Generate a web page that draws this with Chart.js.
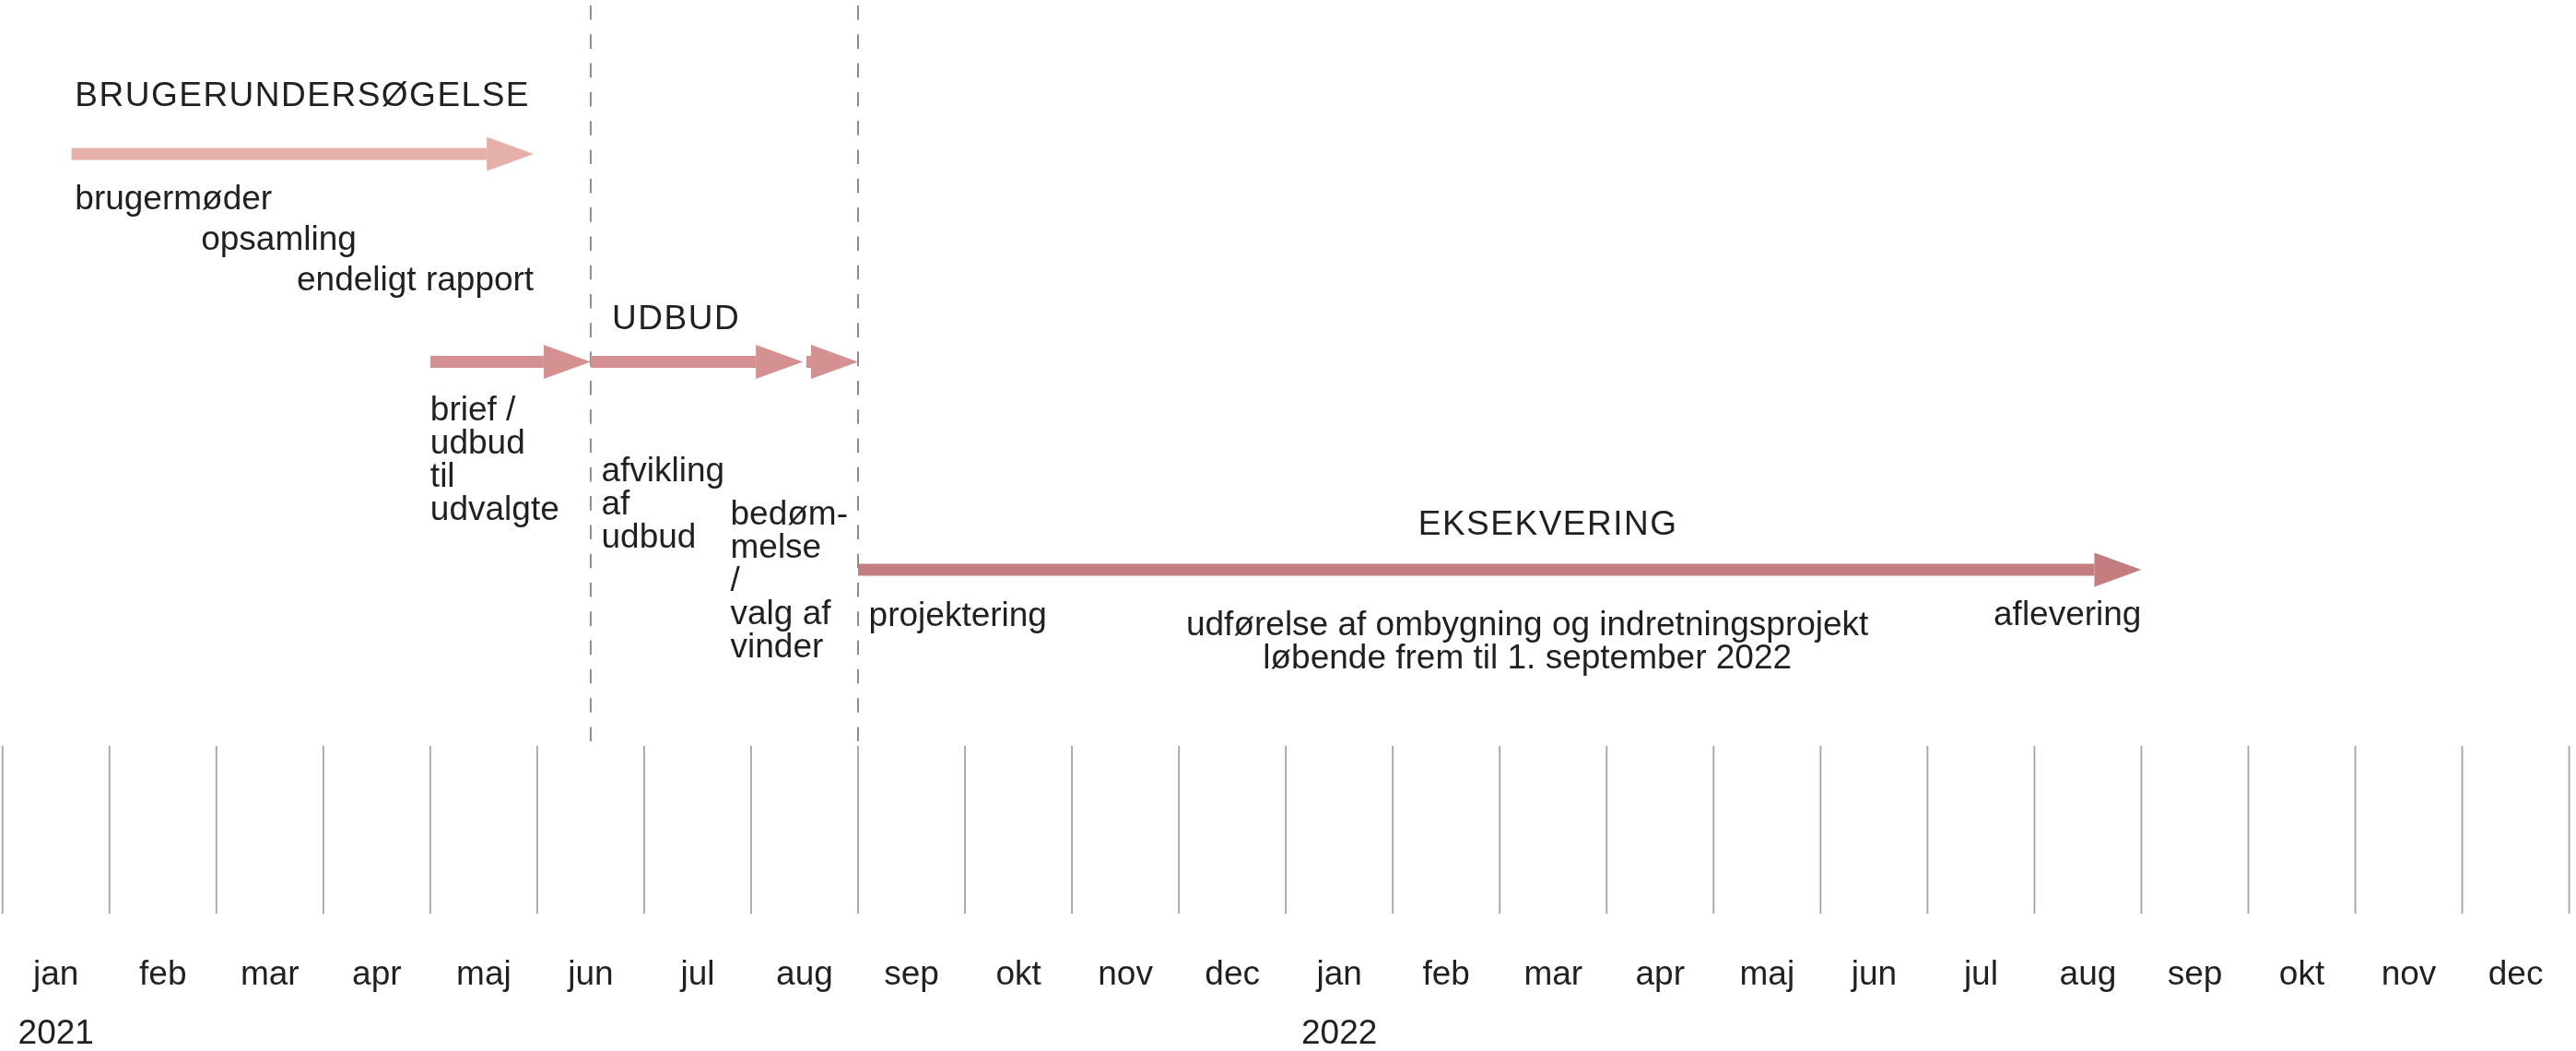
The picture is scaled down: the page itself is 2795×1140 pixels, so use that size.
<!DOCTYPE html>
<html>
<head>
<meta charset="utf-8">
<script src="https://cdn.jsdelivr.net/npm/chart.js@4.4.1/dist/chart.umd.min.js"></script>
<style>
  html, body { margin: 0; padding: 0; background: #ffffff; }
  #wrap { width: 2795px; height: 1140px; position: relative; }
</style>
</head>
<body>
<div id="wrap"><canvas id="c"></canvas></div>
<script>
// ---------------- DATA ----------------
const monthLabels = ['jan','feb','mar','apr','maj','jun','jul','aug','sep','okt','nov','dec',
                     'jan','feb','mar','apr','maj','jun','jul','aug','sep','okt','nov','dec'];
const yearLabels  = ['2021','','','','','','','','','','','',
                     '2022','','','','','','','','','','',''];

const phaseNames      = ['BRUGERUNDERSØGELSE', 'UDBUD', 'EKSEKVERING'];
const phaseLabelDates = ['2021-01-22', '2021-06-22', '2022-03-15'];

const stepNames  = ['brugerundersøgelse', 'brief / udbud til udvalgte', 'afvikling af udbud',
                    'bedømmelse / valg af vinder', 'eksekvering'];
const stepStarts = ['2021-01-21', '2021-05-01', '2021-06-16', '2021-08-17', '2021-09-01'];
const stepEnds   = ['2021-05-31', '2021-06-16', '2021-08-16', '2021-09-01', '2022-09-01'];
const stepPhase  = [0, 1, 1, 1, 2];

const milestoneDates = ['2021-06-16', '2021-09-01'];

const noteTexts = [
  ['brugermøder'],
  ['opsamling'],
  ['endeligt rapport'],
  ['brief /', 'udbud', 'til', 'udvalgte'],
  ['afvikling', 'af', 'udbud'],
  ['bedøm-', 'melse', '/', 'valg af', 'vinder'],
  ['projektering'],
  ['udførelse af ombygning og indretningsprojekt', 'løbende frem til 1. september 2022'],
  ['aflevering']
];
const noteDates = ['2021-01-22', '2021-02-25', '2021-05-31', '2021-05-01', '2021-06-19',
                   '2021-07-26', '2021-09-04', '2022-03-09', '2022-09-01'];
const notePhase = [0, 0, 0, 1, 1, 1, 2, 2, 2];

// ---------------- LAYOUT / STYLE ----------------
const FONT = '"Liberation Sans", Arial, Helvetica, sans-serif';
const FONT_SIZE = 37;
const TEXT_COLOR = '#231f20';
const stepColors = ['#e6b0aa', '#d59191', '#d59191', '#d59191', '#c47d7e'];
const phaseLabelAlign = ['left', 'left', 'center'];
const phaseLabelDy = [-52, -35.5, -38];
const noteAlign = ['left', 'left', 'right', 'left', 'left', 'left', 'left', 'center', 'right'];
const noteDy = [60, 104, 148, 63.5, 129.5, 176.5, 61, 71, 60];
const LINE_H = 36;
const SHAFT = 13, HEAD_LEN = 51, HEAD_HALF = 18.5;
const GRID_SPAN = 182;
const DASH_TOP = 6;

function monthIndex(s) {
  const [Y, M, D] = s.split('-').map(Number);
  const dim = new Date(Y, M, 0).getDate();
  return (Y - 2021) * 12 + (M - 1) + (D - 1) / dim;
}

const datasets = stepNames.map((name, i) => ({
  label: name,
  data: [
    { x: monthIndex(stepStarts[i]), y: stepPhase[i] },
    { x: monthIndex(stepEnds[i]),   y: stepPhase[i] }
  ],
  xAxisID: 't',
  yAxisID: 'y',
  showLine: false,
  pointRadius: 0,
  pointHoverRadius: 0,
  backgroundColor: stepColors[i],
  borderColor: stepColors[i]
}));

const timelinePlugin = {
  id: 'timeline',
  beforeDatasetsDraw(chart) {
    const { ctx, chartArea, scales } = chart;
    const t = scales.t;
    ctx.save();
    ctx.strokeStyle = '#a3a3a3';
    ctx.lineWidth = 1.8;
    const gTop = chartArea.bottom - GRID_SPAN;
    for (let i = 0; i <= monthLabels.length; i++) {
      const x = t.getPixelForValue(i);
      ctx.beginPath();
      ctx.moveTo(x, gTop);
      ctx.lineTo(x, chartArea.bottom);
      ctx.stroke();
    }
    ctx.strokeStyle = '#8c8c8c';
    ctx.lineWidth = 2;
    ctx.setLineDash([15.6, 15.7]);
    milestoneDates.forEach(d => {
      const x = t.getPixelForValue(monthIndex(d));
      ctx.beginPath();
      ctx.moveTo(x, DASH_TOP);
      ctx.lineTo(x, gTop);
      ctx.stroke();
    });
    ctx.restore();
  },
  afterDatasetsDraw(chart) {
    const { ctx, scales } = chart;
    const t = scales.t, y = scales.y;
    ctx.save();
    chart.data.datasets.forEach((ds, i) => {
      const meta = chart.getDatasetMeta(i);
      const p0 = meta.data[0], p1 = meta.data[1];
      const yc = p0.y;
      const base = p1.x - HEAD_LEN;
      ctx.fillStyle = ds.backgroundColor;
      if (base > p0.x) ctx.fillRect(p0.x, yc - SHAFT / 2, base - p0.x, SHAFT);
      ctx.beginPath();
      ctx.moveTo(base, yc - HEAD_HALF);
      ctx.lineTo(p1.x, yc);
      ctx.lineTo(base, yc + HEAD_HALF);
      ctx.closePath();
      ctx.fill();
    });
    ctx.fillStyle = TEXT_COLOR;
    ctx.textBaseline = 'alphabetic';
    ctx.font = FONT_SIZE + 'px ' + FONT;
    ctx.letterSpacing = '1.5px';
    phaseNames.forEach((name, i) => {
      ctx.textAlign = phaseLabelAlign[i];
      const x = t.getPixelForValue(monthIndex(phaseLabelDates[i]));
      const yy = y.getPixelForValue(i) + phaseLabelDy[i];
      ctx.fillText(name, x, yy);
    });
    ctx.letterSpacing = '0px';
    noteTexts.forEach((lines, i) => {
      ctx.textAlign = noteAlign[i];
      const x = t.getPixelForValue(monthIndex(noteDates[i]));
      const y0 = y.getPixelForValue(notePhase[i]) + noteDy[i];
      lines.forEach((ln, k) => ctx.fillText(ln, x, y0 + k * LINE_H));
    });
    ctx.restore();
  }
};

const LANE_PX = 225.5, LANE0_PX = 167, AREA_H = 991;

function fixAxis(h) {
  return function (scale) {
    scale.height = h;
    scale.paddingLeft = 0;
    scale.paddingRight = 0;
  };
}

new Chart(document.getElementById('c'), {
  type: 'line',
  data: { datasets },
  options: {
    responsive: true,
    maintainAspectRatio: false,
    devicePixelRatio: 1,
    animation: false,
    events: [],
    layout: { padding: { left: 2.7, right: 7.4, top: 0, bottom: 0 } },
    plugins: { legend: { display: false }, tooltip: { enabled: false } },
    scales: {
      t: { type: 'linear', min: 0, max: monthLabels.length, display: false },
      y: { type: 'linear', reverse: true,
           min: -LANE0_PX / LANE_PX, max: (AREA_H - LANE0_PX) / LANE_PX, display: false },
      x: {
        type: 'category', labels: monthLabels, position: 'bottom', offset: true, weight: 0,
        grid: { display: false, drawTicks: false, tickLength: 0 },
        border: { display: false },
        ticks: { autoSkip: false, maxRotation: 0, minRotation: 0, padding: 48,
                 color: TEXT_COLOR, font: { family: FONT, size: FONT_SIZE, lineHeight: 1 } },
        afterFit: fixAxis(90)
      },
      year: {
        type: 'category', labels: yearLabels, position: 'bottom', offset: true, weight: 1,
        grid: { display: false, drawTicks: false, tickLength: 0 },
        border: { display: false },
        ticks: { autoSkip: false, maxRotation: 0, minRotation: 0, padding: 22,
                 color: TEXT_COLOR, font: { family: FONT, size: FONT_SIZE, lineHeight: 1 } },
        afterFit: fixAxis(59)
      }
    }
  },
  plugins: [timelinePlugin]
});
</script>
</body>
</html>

**EXERCISE DETAILS:** Skip the images and write out the rest of the listing exactly.

**WRITTEN REPLY:**
Generate a web page that draws this with Chart.js.
The picture is scaled down: the page itself is 2795×1140 pixels, so use that size.
<!DOCTYPE html>
<html>
<head>
<meta charset="utf-8">
<script src="https://cdn.jsdelivr.net/npm/chart.js@4.4.1/dist/chart.umd.min.js"></script>
<style>
  html, body { margin: 0; padding: 0; background: #ffffff; }
  #wrap { width: 2795px; height: 1140px; position: relative; }
</style>
</head>
<body>
<div id="wrap"><canvas id="c"></canvas></div>
<script>
// ---------------- DATA ----------------
const monthLabels = ['jan','feb','mar','apr','maj','jun','jul','aug','sep','okt','nov','dec',
                     'jan','feb','mar','apr','maj','jun','jul','aug','sep','okt','nov','dec'];
const yearLabels  = ['2021','','','','','','','','','','','',
                     '2022','','','','','','','','','','',''];

const phaseNames      = ['BRUGERUNDERSØGELSE', 'UDBUD', 'EKSEKVERING'];
const phaseLabelDates = ['2021-01-22', '2021-06-22', '2022-03-15'];

const stepNames  = ['brugerundersøgelse', 'brief / udbud til udvalgte', 'afvikling af udbud',
                    'bedømmelse / valg af vinder', 'eksekvering'];
const stepStarts = ['2021-01-21', '2021-05-01', '2021-06-16', '2021-08-17', '2021-09-01'];
const stepEnds   = ['2021-05-31', '2021-06-16', '2021-08-16', '2021-09-01', '2022-09-01'];
const stepPhase  = [0, 1, 1, 1, 2];

const milestoneDates = ['2021-06-16', '2021-09-01'];

const noteTexts = [
  ['brugermøder'],
  ['opsamling'],
  ['endeligt rapport'],
  ['brief /', 'udbud', 'til', 'udvalgte'],
  ['afvikling', 'af', 'udbud'],
  ['bedøm-', 'melse', '/', 'valg af', 'vinder'],
  ['projektering'],
  ['udførelse af ombygning og indretningsprojekt', 'løbende frem til 1. september 2022'],
  ['aflevering']
];
const noteDates = ['2021-01-22', '2021-02-25', '2021-05-31', '2021-05-01', '2021-06-19',
                   '2021-07-26', '2021-09-04', '2022-03-09', '2022-09-01'];
const notePhase = [0, 0, 0, 1, 1, 1, 2, 2, 2];

// ---------------- LAYOUT / STYLE ----------------
const FONT = '"Liberation Sans", Arial, Helvetica, sans-serif';
const FONT_SIZE = 37;
const TEXT_COLOR = '#231f20';
const stepColors = ['#e6b0aa', '#d59191', '#d59191', '#d59191', '#c47d7e'];
const phaseLabelAlign = ['left', 'left', 'center'];
const phaseLabelDy = [-52, -35.5, -38];
const noteAlign = ['left', 'left', 'right', 'left', 'left', 'left', 'left', 'center', 'right'];
const noteDy = [60, 104, 148, 63.5, 129.5, 176.5, 61, 71, 60];
const LINE_H = 36;
const SHAFT = 13, HEAD_LEN = 51, HEAD_HALF = 18.5;
const GRID_SPAN = 182;
const DASH_TOP = 6;

function monthIndex(s) {
  const [Y, M, D] = s.split('-').map(Number);
  const dim = new Date(Y, M, 0).getDate();
  return (Y - 2021) * 12 + (M - 1) + (D - 1) / dim;
}

const datasets = stepNames.map((name, i) => ({
  label: name,
  data: [
    { x: monthIndex(stepStarts[i]), y: stepPhase[i] },
    { x: monthIndex(stepEnds[i]),   y: stepPhase[i] }
  ],
  xAxisID: 't',
  yAxisID: 'y',
  showLine: false,
  pointRadius: 0,
  pointHoverRadius: 0,
  backgroundColor: stepColors[i],
  borderColor: stepColors[i]
}));

const timelinePlugin = {
  id: 'timeline',
  beforeDatasetsDraw(chart) {
    const { ctx, chartArea, scales } = chart;
    const t = scales.t;
    ctx.save();
    ctx.strokeStyle = '#a3a3a3';
    ctx.lineWidth = 1.8;
    const gTop = chartArea.bottom - GRID_SPAN;
    for (let i = 0; i <= monthLabels.length; i++) {
      const x = t.getPixelForValue(i);
      ctx.beginPath();
      ctx.moveTo(x, gTop);
      ctx.lineTo(x, chartArea.bottom);
      ctx.stroke();
    }
    ctx.strokeStyle = '#8c8c8c';
    ctx.lineWidth = 2;
    ctx.setLineDash([15.6, 15.7]);
    milestoneDates.forEach(d => {
      const x = t.getPixelForValue(monthIndex(d));
      ctx.beginPath();
      ctx.moveTo(x, DASH_TOP);
      ctx.lineTo(x, gTop);
      ctx.stroke();
    });
    ctx.restore();
  },
  afterDatasetsDraw(chart) {
    const { ctx, scales } = chart;
    const t = scales.t, y = scales.y;
    ctx.save();
    chart.data.datasets.forEach((ds, i) => {
      const meta = chart.getDatasetMeta(i);
      const p0 = meta.data[0], p1 = meta.data[1];
      const yc = p0.y;
      const base = p1.x - HEAD_LEN;
      ctx.fillStyle = ds.backgroundColor;
      if (base > p0.x) ctx.fillRect(p0.x, yc - SHAFT / 2, base - p0.x, SHAFT);
      ctx.beginPath();
      ctx.moveTo(base, yc - HEAD_HALF);
      ctx.lineTo(p1.x, yc);
      ctx.lineTo(base, yc + HEAD_HALF);
      ctx.closePath();
      ctx.fill();
    });
    ctx.fillStyle = TEXT_COLOR;
    ctx.textBaseline = 'alphabetic';
    ctx.font = FONT_SIZE + 'px ' + FONT;
    ctx.letterSpacing = '1.5px';
    phaseNames.forEach((name, i) => {
      ctx.textAlign = phaseLabelAlign[i];
      const x = t.getPixelForValue(monthIndex(phaseLabelDates[i]));
      const yy = y.getPixelForValue(i) + phaseLabelDy[i];
      ctx.fillText(name, x, yy);
    });
    ctx.letterSpacing = '0px';
    noteTexts.forEach((lines, i) => {
      ctx.textAlign = noteAlign[i];
      const x = t.getPixelForValue(monthIndex(noteDates[i]));
      const y0 = y.getPixelForValue(notePhase[i]) + noteDy[i];
      lines.forEach((ln, k) => ctx.fillText(ln, x, y0 + k * LINE_H));
    });
    ctx.restore();
  }
};

const LANE_PX = 225.5, LANE0_PX = 167, AREA_H = 991;

function fixAxis(h) {
  return function (scale) {
    scale.height = h;
    scale.paddingLeft = 0;
    scale.paddingRight = 0;
  };
}

new Chart(document.getElementById('c'), {
  type: 'line',
  data: { datasets },
  options: {
    responsive: true,
    maintainAspectRatio: false,
    devicePixelRatio: 1,
    animation: false,
    events: [],
    layout: { padding: { left: 2.7, right: 7.4, top: 0, bottom: 0 } },
    plugins: { legend: { display: false }, tooltip: { enabled: false } },
    scales: {
      t: { type: 'linear', min: 0, max: monthLabels.length, display: false },
      y: { type: 'linear', reverse: true,
           min: -LANE0_PX / LANE_PX, max: (AREA_H - LANE0_PX) / LANE_PX, display: false },
      x: {
        type: 'category', labels: monthLabels, position: 'bottom', offset: true, weight: 0,
        grid: { display: false, drawTicks: false, tickLength: 0 },
        border: { display: false },
        ticks: { autoSkip: false, maxRotation: 0, minRotation: 0, padding: 48,
                 color: TEXT_COLOR, font: { family: FONT, size: FONT_SIZE, lineHeight: 1 } },
        afterFit: fixAxis(90)
      },
      year: {
        type: 'category', labels: yearLabels, position: 'bottom', offset: true, weight: 1,
        grid: { display: false, drawTicks: false, tickLength: 0 },
        border: { display: false },
        ticks: { autoSkip: false, maxRotation: 0, minRotation: 0, padding: 22,
                 color: TEXT_COLOR, font: { family: FONT, size: FONT_SIZE, lineHeight: 1 } },
        afterFit: fixAxis(59)
      }
    }
  },
  plugins: [timelinePlugin]
});
</script>
</body>
</html>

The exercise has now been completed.